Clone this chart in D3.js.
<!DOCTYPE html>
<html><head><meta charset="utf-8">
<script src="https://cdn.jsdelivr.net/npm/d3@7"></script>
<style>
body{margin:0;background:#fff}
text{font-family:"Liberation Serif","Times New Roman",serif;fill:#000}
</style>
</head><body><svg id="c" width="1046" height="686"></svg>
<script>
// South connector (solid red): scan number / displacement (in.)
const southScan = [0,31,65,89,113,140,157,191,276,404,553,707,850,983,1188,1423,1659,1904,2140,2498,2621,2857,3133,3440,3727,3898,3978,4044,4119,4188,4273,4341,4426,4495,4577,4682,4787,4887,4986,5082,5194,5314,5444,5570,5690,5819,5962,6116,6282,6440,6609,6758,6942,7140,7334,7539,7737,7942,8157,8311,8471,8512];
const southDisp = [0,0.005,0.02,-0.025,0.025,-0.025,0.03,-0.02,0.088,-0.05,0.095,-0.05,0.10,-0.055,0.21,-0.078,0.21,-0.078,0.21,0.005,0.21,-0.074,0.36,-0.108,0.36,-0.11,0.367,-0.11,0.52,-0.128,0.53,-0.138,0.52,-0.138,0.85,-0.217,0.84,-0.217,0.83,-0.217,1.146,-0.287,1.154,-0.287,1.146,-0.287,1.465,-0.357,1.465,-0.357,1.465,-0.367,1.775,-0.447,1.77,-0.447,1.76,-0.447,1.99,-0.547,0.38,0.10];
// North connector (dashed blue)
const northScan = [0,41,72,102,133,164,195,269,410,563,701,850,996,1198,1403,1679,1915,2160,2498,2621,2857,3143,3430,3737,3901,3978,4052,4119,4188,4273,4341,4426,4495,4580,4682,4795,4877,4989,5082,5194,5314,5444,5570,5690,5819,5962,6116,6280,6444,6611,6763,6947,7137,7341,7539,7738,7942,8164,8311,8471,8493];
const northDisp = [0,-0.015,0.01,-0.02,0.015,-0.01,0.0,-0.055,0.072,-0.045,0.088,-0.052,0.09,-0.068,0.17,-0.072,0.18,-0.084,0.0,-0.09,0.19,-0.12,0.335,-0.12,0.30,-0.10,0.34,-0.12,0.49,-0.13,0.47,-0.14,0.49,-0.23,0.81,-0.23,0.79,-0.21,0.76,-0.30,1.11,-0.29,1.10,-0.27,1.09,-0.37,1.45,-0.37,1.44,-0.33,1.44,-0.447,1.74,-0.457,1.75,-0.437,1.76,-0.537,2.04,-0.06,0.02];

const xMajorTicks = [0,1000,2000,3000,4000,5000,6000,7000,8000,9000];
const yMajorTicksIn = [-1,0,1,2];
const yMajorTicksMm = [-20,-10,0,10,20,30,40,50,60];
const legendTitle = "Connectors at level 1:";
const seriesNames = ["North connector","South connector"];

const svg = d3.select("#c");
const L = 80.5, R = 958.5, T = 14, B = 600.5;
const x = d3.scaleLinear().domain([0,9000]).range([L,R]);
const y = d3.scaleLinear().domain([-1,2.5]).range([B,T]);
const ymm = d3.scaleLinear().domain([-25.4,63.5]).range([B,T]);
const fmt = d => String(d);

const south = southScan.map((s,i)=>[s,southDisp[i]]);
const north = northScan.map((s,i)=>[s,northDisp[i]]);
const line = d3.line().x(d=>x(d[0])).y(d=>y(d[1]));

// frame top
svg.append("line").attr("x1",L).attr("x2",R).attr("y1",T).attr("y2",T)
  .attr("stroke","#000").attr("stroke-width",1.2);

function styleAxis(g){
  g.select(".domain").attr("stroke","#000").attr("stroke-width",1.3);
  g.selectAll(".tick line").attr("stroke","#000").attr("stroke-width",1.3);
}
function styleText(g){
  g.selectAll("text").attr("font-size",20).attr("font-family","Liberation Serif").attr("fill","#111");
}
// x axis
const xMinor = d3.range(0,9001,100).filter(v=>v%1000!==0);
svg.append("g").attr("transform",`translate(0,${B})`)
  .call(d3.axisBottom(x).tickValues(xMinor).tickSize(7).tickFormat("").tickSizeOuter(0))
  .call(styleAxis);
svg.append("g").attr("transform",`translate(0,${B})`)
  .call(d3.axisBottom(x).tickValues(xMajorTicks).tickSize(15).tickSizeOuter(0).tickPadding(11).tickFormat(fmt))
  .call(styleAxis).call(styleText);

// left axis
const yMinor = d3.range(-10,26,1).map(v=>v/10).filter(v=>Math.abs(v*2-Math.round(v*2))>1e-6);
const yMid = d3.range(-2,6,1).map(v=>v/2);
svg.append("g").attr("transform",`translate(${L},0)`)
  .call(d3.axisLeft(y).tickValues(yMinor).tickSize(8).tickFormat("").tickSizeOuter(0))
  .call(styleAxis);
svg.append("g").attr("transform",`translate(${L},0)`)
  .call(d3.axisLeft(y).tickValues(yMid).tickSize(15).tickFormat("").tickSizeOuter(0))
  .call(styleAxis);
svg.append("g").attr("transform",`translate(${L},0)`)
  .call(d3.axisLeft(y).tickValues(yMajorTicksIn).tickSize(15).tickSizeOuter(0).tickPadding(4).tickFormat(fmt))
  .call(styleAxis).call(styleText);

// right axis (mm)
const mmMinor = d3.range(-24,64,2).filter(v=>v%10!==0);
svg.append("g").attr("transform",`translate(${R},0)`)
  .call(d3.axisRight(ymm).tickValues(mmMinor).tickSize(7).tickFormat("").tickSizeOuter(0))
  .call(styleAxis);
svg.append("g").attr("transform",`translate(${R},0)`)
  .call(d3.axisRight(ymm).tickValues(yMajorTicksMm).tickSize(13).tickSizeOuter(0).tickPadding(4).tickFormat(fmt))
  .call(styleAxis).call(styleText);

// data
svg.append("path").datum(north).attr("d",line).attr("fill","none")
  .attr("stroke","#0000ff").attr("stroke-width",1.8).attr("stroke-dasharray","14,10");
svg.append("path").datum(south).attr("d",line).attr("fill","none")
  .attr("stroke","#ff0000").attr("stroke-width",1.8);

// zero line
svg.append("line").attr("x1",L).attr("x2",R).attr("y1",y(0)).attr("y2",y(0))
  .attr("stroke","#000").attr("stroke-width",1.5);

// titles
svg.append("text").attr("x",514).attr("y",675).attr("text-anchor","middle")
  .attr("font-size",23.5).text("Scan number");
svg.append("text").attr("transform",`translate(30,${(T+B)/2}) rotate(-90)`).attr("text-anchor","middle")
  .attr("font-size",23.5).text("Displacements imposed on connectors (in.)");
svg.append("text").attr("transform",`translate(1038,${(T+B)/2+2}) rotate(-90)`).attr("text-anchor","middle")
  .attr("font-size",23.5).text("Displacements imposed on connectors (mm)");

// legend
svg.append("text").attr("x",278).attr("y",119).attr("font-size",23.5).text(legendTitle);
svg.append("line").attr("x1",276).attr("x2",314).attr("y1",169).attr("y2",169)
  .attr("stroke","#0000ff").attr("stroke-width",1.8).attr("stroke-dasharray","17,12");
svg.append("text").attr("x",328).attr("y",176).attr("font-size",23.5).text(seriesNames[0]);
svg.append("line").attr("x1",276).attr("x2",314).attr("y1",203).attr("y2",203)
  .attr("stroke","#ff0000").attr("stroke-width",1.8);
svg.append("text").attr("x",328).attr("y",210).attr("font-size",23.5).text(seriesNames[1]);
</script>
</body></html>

> [OBJECTIVE] Return the material exactly as it stands.

> [CORRECT ANSWER]
Clone this chart in D3.js.
<!DOCTYPE html>
<html><head><meta charset="utf-8">
<script src="https://cdn.jsdelivr.net/npm/d3@7"></script>
<style>
body{margin:0;background:#fff}
text{font-family:"Liberation Serif","Times New Roman",serif;fill:#000}
</style>
</head><body><svg id="c" width="1046" height="686"></svg>
<script>
// South connector (solid red): scan number / displacement (in.)
const southScan = [0,31,65,89,113,140,157,191,276,404,553,707,850,983,1188,1423,1659,1904,2140,2498,2621,2857,3133,3440,3727,3898,3978,4044,4119,4188,4273,4341,4426,4495,4577,4682,4787,4887,4986,5082,5194,5314,5444,5570,5690,5819,5962,6116,6282,6440,6609,6758,6942,7140,7334,7539,7737,7942,8157,8311,8471,8512];
const southDisp = [0,0.005,0.02,-0.025,0.025,-0.025,0.03,-0.02,0.088,-0.05,0.095,-0.05,0.10,-0.055,0.21,-0.078,0.21,-0.078,0.21,0.005,0.21,-0.074,0.36,-0.108,0.36,-0.11,0.367,-0.11,0.52,-0.128,0.53,-0.138,0.52,-0.138,0.85,-0.217,0.84,-0.217,0.83,-0.217,1.146,-0.287,1.154,-0.287,1.146,-0.287,1.465,-0.357,1.465,-0.357,1.465,-0.367,1.775,-0.447,1.77,-0.447,1.76,-0.447,1.99,-0.547,0.38,0.10];
// North connector (dashed blue)
const northScan = [0,41,72,102,133,164,195,269,410,563,701,850,996,1198,1403,1679,1915,2160,2498,2621,2857,3143,3430,3737,3901,3978,4052,4119,4188,4273,4341,4426,4495,4580,4682,4795,4877,4989,5082,5194,5314,5444,5570,5690,5819,5962,6116,6280,6444,6611,6763,6947,7137,7341,7539,7738,7942,8164,8311,8471,8493];
const northDisp = [0,-0.015,0.01,-0.02,0.015,-0.01,0.0,-0.055,0.072,-0.045,0.088,-0.052,0.09,-0.068,0.17,-0.072,0.18,-0.084,0.0,-0.09,0.19,-0.12,0.335,-0.12,0.30,-0.10,0.34,-0.12,0.49,-0.13,0.47,-0.14,0.49,-0.23,0.81,-0.23,0.79,-0.21,0.76,-0.30,1.11,-0.29,1.10,-0.27,1.09,-0.37,1.45,-0.37,1.44,-0.33,1.44,-0.447,1.74,-0.457,1.75,-0.437,1.76,-0.537,2.04,-0.06,0.02];

const xMajorTicks = [0,1000,2000,3000,4000,5000,6000,7000,8000,9000];
const yMajorTicksIn = [-1,0,1,2];
const yMajorTicksMm = [-20,-10,0,10,20,30,40,50,60];
const legendTitle = "Connectors at level 1:";
const seriesNames = ["North connector","South connector"];

const svg = d3.select("#c");
const L = 80.5, R = 958.5, T = 14, B = 600.5;
const x = d3.scaleLinear().domain([0,9000]).range([L,R]);
const y = d3.scaleLinear().domain([-1,2.5]).range([B,T]);
const ymm = d3.scaleLinear().domain([-25.4,63.5]).range([B,T]);
const fmt = d => String(d);

const south = southScan.map((s,i)=>[s,southDisp[i]]);
const north = northScan.map((s,i)=>[s,northDisp[i]]);
const line = d3.line().x(d=>x(d[0])).y(d=>y(d[1]));

// frame top
svg.append("line").attr("x1",L).attr("x2",R).attr("y1",T).attr("y2",T)
  .attr("stroke","#000").attr("stroke-width",1.2);

function styleAxis(g){
  g.select(".domain").attr("stroke","#000").attr("stroke-width",1.3);
  g.selectAll(".tick line").attr("stroke","#000").attr("stroke-width",1.3);
}
function styleText(g){
  g.selectAll("text").attr("font-size",20).attr("font-family","Liberation Serif").attr("fill","#111");
}
// x axis
const xMinor = d3.range(0,9001,100).filter(v=>v%1000!==0);
svg.append("g").attr("transform",`translate(0,${B})`)
  .call(d3.axisBottom(x).tickValues(xMinor).tickSize(7).tickFormat("").tickSizeOuter(0))
  .call(styleAxis);
svg.append("g").attr("transform",`translate(0,${B})`)
  .call(d3.axisBottom(x).tickValues(xMajorTicks).tickSize(15).tickSizeOuter(0).tickPadding(11).tickFormat(fmt))
  .call(styleAxis).call(styleText);

// left axis
const yMinor = d3.range(-10,26,1).map(v=>v/10).filter(v=>Math.abs(v*2-Math.round(v*2))>1e-6);
const yMid = d3.range(-2,6,1).map(v=>v/2);
svg.append("g").attr("transform",`translate(${L},0)`)
  .call(d3.axisLeft(y).tickValues(yMinor).tickSize(8).tickFormat("").tickSizeOuter(0))
  .call(styleAxis);
svg.append("g").attr("transform",`translate(${L},0)`)
  .call(d3.axisLeft(y).tickValues(yMid).tickSize(15).tickFormat("").tickSizeOuter(0))
  .call(styleAxis);
svg.append("g").attr("transform",`translate(${L},0)`)
  .call(d3.axisLeft(y).tickValues(yMajorTicksIn).tickSize(15).tickSizeOuter(0).tickPadding(4).tickFormat(fmt))
  .call(styleAxis).call(styleText);

// right axis (mm)
const mmMinor = d3.range(-24,64,2).filter(v=>v%10!==0);
svg.append("g").attr("transform",`translate(${R},0)`)
  .call(d3.axisRight(ymm).tickValues(mmMinor).tickSize(7).tickFormat("").tickSizeOuter(0))
  .call(styleAxis);
svg.append("g").attr("transform",`translate(${R},0)`)
  .call(d3.axisRight(ymm).tickValues(yMajorTicksMm).tickSize(13).tickSizeOuter(0).tickPadding(4).tickFormat(fmt))
  .call(styleAxis).call(styleText);

// data
svg.append("path").datum(north).attr("d",line).attr("fill","none")
  .attr("stroke","#0000ff").attr("stroke-width",1.8).attr("stroke-dasharray","14,10");
svg.append("path").datum(south).attr("d",line).attr("fill","none")
  .attr("stroke","#ff0000").attr("stroke-width",1.8);

// zero line
svg.append("line").attr("x1",L).attr("x2",R).attr("y1",y(0)).attr("y2",y(0))
  .attr("stroke","#000").attr("stroke-width",1.5);

// titles
svg.append("text").attr("x",514).attr("y",675).attr("text-anchor","middle")
  .attr("font-size",23.5).text("Scan number");
svg.append("text").attr("transform",`translate(30,${(T+B)/2}) rotate(-90)`).attr("text-anchor","middle")
  .attr("font-size",23.5).text("Displacements imposed on connectors (in.)");
svg.append("text").attr("transform",`translate(1038,${(T+B)/2+2}) rotate(-90)`).attr("text-anchor","middle")
  .attr("font-size",23.5).text("Displacements imposed on connectors (mm)");

// legend
svg.append("text").attr("x",278).attr("y",119).attr("font-size",23.5).text(legendTitle);
svg.append("line").attr("x1",276).attr("x2",314).attr("y1",169).attr("y2",169)
  .attr("stroke","#0000ff").attr("stroke-width",1.8).attr("stroke-dasharray","17,12");
svg.append("text").attr("x",328).attr("y",176).attr("font-size",23.5).text(seriesNames[0]);
svg.append("line").attr("x1",276).attr("x2",314).attr("y1",203).attr("y2",203)
  .attr("stroke","#ff0000").attr("stroke-width",1.8);
svg.append("text").attr("x",328).attr("y",210).attr("font-size",23.5).text(seriesNames[1]);
</script>
</body></html>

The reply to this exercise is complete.